You had a pretty bad accident on tour just before Stay What You Are was released. Was there ever a question as to if the band would continue after it?
There was definitely never a point where we thought, “We’ve got to pack it in and go home.” We just stayed in La Crosse, Wisconsin for a week getting better. We were all broken up. Meanwhile, we were in talks with Vagrant and they – as a grand gesture – drove a van out to Wisconsin to meet us and help us get all the way out to Seattle to meet back up with the H20 tour we were on at the time. They flew home and let us keep the van for the rest of the tour, and that definitely helped us make the choice to go with Vagrant because they really took good care of us through that experience.

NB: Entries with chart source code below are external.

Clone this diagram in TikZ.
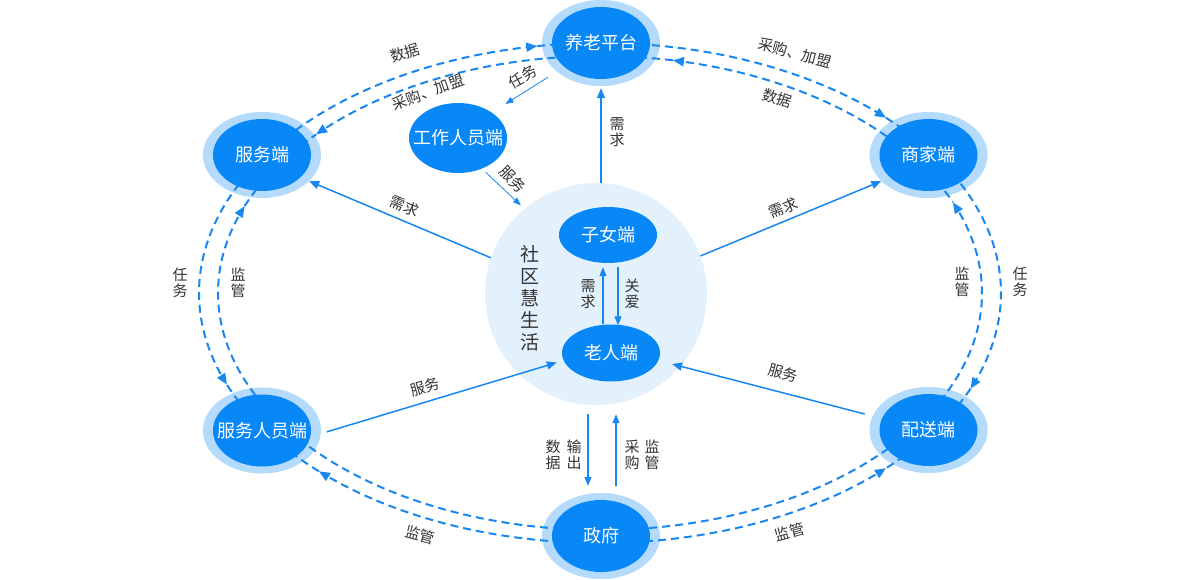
\documentclass[tikz,border=0pt]{standalone}
\usepackage{fontspec}
\setmainfont{Noto Sans CJK SC}
\usetikzlibrary{arrows.meta,shapes.geometric}
\definecolor{nodeblue}{RGB}{8,135,247}
\definecolor{ringblue}{RGB}{180,218,252}
\definecolor{circbg}{RGB}{227,241,253}
\definecolor{linecol}{RGB}{25,135,240}
\definecolor{txt}{RGB}{51,51,51}
\tikzset{
  ringnode/.style={ellipse, fill=ringblue, minimum width=118pt, minimum height=86pt, inner sep=0pt},
  inode/.style={ellipse, fill=nodeblue, minimum width=98pt, minimum height=72pt, inner sep=0pt, text=white, font=\fontsize{18}{20}\selectfont},
  lbl/.style={text=txt, font=\fontsize{15}{16}\selectfont, inner sep=0pt},
  vlbl/.style={lbl, align=center},
  dashline/.style={draw=linecol, line width=2pt, dash pattern=on 8pt off 5pt},
  dtipend/.style={-{Triangle[length=11pt,width=9pt]}},
  dtipstart/.style={{Triangle[length=11pt,width=9pt]}-},
  conn/.style={draw=linecol, line width=1.5pt, -{Triangle[length=10pt,width=8pt]}},
  thinconn/.style={draw=linecol, line width=0.8pt, -{Triangle[length=8pt,width=6pt]}},
}
% outer ellipse arc and inner ellipse arc
\newcommand{\outarc}[3][]{\draw[dashline,#1] plot[domain=#2:#3, samples=50, smooth] ({600+401*cos(\x)},{293+250*sin(\x)});}
\newcommand{\inarc}[3][]{\draw[dashline,#1] plot[domain=#2:#3, samples=50, smooth] ({600+382*cos(\x)},{293+237*sin(\x)});}
\newcommand{\ntext}[1]{\makebox[0pt]{#1}}
\begin{document}
\begin{tikzpicture}[x=1pt,y=-1pt]
\useasboundingbox (0,0) rectangle (1200,580);
\fill[white] (0,0) rectangle (1200,580);

% community circle
\node[circle, fill=circbg, minimum size=222pt, inner sep=0pt] (C) at (596,294) {};

% rings
\node[ringnode] (Pr) at (601,43) {};
\node[ringnode] (S1r) at (262,155) {};
\node[ringnode] (Mr) at (928.5,155) {};
\node[ringnode] (S2r) at (262,430.5) {};
\node[ringnode] (Dr) at (928.5,430) {};
\node[ringnode] (Gr) at (601,536) {};

% dashed arcs
% 服务端 <-> 养老平台
\outarc[dtipend]{-146.5}{-99}
\outarc{-99}{-90}
\inarc[dtipstart]{-138}{-90}
\inarc{-146.5}{-138}
% 养老平台 <-> 商家端
\outarc[dtipend]{-90}{-44.5}
\outarc{-44.5}{-33.5}
\inarc[dtipstart]{-79}{-33.5}
\inarc{-90}{-79}
% 商家端 <-> 配送端
\outarc[dtipend]{-33.5}{22.5}
\outarc{22.5}{33.5}
\inarc[dtipstart]{-22.5}{33.5}
\inarc{-33.5}{-22.5}
% 政府 <-> 配送端
\outarc[dtipstart]{44.5}{90}
\outarc{33.5}{44.5}
\inarc{33.5}{90}
% 政府 <-> 服务人员端
\outarc[dtipend]{90}{134.5}
\outarc{134.5}{146.5}
\inarc{90}{146.5}
% 服务端 <-> 服务人员端
\outarc[dtipstart]{158.5}{213.5}
\outarc{146.5}{158.5}
\inarc[dtipend]{146.5}{201.5}
\inarc{201.5}{213.5}

% inner nodes
\node[inode] (P) at (601,43) {\ntext{养老平台}};
\node[inode] (S1) at (262,155) {\ntext{服务端}};
\node[inode] (M) at (928.5,155) {\ntext{商家端}};
\node[inode] (S2) at (262,430.5) {\ntext{服务人员端}};
\node[inode] (D) at (928.5,430) {\ntext{配送端}};
\node[inode] (G) at (601,536) {\ntext{政府}};
\node[inode, minimum height=70pt] (W) at (458,138) {\ntext{工作人员端}};
\node[inode, minimum height=56pt] (Z) at (608,235) {\ntext{子女端}};
\node[inode, minimum height=57pt] (O) at (611,353) {\ntext{老人端}};

\node[vlbl, font=\fontsize{19}{22}\selectfont] (title) at (530,298) {社\\区\\慧\\生\\活};

% straight connectors
\draw[conn] (P.south |- C.north) -- ([yshift=-2pt]Pr.south);
\draw[conn] (C.161) -- (S1r.-29);
\draw[conn] (C.20) -- (Mr.209.5);
\draw[conn, shorten <=8pt, shorten >=14pt] (Dr.166) -- (O.-9);
\draw[conn, shorten <=6pt, shorten >=7pt] (S2r.-3) -- (O.189.5);
\draw[thinconn, shorten <=10.5pt, shorten >=16pt] (Pr.213.4) -- (W.37.5);
\draw[thinconn, shorten <=5pt, shorten >=5pt] (W.-52.4) -- (C.130.5);
\draw[conn, line width=1.3pt, -{Triangle[length=9pt,width=7pt]}] ([xshift=-8pt]O.north) -- ([xshift=-5pt,yshift=-4pt]Z.south);
\draw[conn, line width=1.3pt, -{Triangle[length=9pt,width=7pt]}] ([xshift=10pt,yshift=-4pt]Z.south) -- ([xshift=7pt,yshift=-1pt]O.north);
\draw[conn, line width=1.3pt, -{Triangle[length=9pt,width=7pt]}] ([xshift=-8pt,yshift=-9pt]C.south) -- ([xshift=-13pt,yshift=7pt]Gr.north);
\draw[conn, line width=1.3pt, -{Triangle[length=9pt,width=7pt]}] ([xshift=15pt,yshift=7pt]Gr.north) -- ([xshift=20pt,yshift=-9pt]C.south);

% labels
\node[lbl, rotate=17] (l1) at (405,53) {数据};
\node[lbl, rotate=20] (l2) at (428,92) {采购、加盟};
\node[lbl, rotate=-15] (l3) at (795,53) {采购、加盟};
\node[lbl, rotate=-17] (l4) at (777,98) {数据};
\node[lbl, rotate=29] (l5) at (523,77) {任务};
\node[vlbl] (l6) at (617,132) {需\\求};
\node[lbl, rotate=-45] (l7) at (513,179) {服务};
\node[lbl, rotate=-22.6] (l8) at (405,206) {需求};
\node[lbl, rotate=22] (l9) at (783,208) {需求};
\node[vlbl] (l10) at (588,294) {需\\求};
\node[vlbl] (l11) at (632,294) {关\\爱};
\node[lbl, rotate=17] (l12) at (425,387) {服务};
\node[lbl, rotate=-15] (l13) at (783,373) {服务};
\node[vlbl] (l14) at (180,283) {任\\务};
\node[vlbl] (l15) at (238,283) {监\\管};
\node[vlbl] (l16) at (962,282) {监\\管};
\node[vlbl] (l17) at (1020,282) {任\\务};
\node[lbl, rotate=-15] (l18) at (420,535) {监管};
\node[lbl, rotate=15] (l19) at (790,532) {监管};
\node[vlbl] (l20) at (553,455) {数\\据};
\node[vlbl] (l21) at (574,455) {输\\出};
\node[vlbl] (l22) at (632,455) {采\\购};
\node[vlbl] (l23) at (652,455) {监\\管};
\end{tikzpicture}
\end{document}
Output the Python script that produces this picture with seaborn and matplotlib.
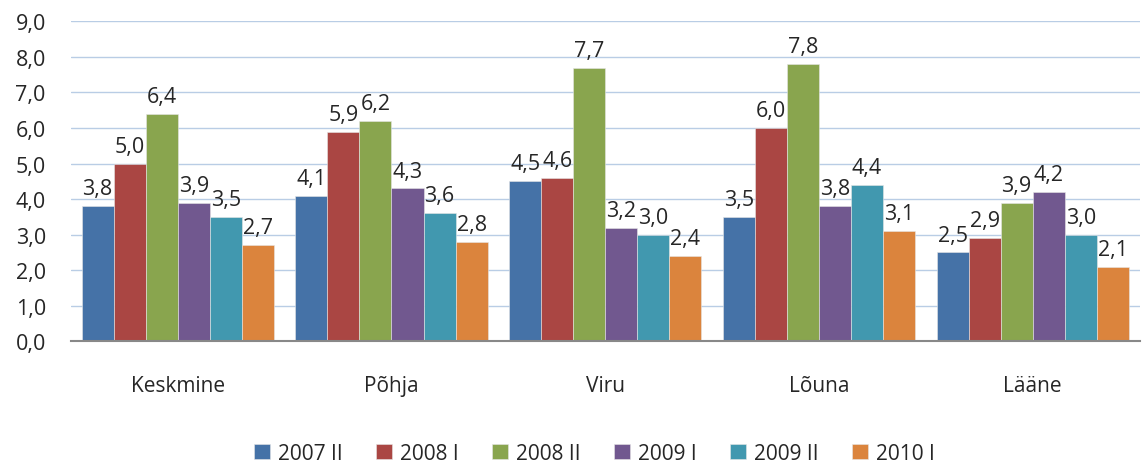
import pandas as pd
import numpy as np
import matplotlib
matplotlib.use('Agg')
import matplotlib.pyplot as plt
import seaborn as sns

regions = ["Keskmine", "Põhja", "Viru", "Lõuna", "Lääne"]
periods = ["2007 II", "2008 I", "2008 II", "2009 I", "2009 II", "2010 I"]
v2007_II = [3.8, 4.1, 4.5, 3.5, 2.5]
v2008_I = [5.0, 5.9, 4.6, 6.0, 2.9]
v2008_II = [6.4, 6.2, 7.7, 7.8, 3.9]
v2009_I = [3.9, 4.3, 3.2, 3.8, 4.2]
v2009_II = [3.5, 3.6, 3.0, 4.4, 3.0]
v2010_I = [2.7, 2.8, 2.4, 3.1, 2.1]
colors = ["#4572A7", "#AA4643", "#89A54E", "#71588F", "#4198AF", "#DB843D"]

series = [v2007_II, v2008_I, v2008_II, v2009_I, v2009_II, v2010_I]
rows = []
for p, vals in zip(periods, series):
    for r, v in zip(regions, vals):
        rows.append({"region": r, "period": p, "value": v})
df = pd.DataFrame(rows)

sns.set_style("white")
plt.rcParams['font.family'] = ['Open Sans', 'DejaVu Sans']

fig = plt.figure(figsize=(11.43, 4.64), dpi=100)
ax = fig.add_axes([0.062, 0.262, 0.935, 0.69])
sns.barplot(data=df, x="region", y="value", hue="period", hue_order=periods,
            palette=colors, width=0.9, saturation=1, ax=ax, legend=True,
            edgecolor='#e6e6e6', linewidth=0.4)

for c in ax.containers:
    ax.bar_label(c, labels=[f"{v:.1f}".replace(".", ",") for v in c.datavalues],
                 padding=5, fontsize=15.5)

ax.set_ylim(0, 9)
ax.set_yticks(np.arange(0, 9.1, 1))
ax.set_yticklabels([f"{t:.1f}".replace(".", ",") for t in np.arange(0, 9.1, 1)], fontsize=15.5)
ax.set_xlim(-0.5, 4.5)
ax.tick_params(axis='x', labelsize=15, pad=24, length=0)
ax.tick_params(axis='y', length=0, pad=18)
ax.grid(axis='y', color='#b9cde5', linewidth=1)
ax.set_axisbelow(True)
for s in ['top', 'right', 'left']:
    ax.spines[s].set_visible(False)
ax.spines['bottom'].set_color('#888888')
ax.spines['bottom'].set_linewidth(1.5)
ax.set_xlabel("")
ax.set_ylabel("")

ax.legend(loc='lower center', bbox_to_anchor=(0.49, -0.44), ncol=6, frameon=False,
          fontsize=15, handlelength=0.75, handleheight=0.75, handletextpad=0.4,
          columnspacing=1.6)

fig.savefig("out.png", dpi=100)
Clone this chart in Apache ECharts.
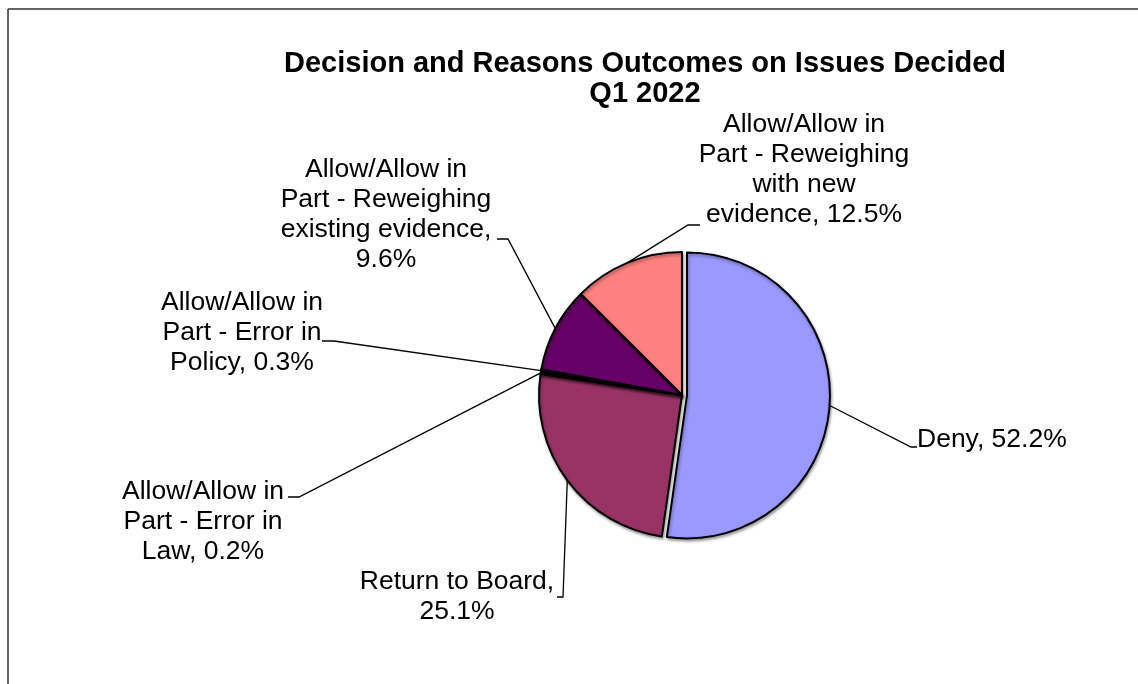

But we only missed two shows on that tour. By the time we met up with everybody in Seattle, I was in a sling. Our guitar player, Daniel, was still behind in Wisconsin getting facial reconstruction surgery. He met us a few days later; we had our roadie, Steve Looker, play guitar for a few shows. We just made it through. There was nothing that was going to stop us.
Why did you save the self-titled record for your eighth release?
[laughs] I don’t know where these ideas come from, but when they come to me and I think they’re cool, I just go with it. It’s definitely springing somewhere from the unconscious; from my imagination somewhere. I just trust my feelings when I have some sort of intuition or a sense of where the music is going. If I feel good – if I feel excited – I just go for it.
Is the genre reliant on the fans that grew up on it or is it still attracting new fans?
Oh definitely. It’s alive and kicking. A lot of people bring their younger brothers and sisters. You see people bringing their 10-year-olds now. The music resonates. It was always true when I wrote it, no matter what age I was. So if you’re 17 and feeling the same way, it’s going to hit you in that same way. We’re really lucky to have continually interested audience, but also to have new people come along and be fascinated. Sometimes, we’ll joke onstage, “How many of you guys were born when this song was written?” [laughs] There’s a lot of young bands coming up, too, that are still doing this kind of music and doing it really well.
Who are some of those younger bands that move you and inspire you today?
Balance and Composure is great. I think they’re going to be around a little while longer. Our drummer, Dennis, is going to be playing with them. I really love Joyce Manor. I think they’re totally awesome. Turnstile.
Saves the Day comes to Saturn on Friday, May 8. Doors open at 7 p.m. and the show begins at 8 p.m. Remo Drive and Mighty are also on the bill. Tickets are $18.50 in advance and $23 at the door.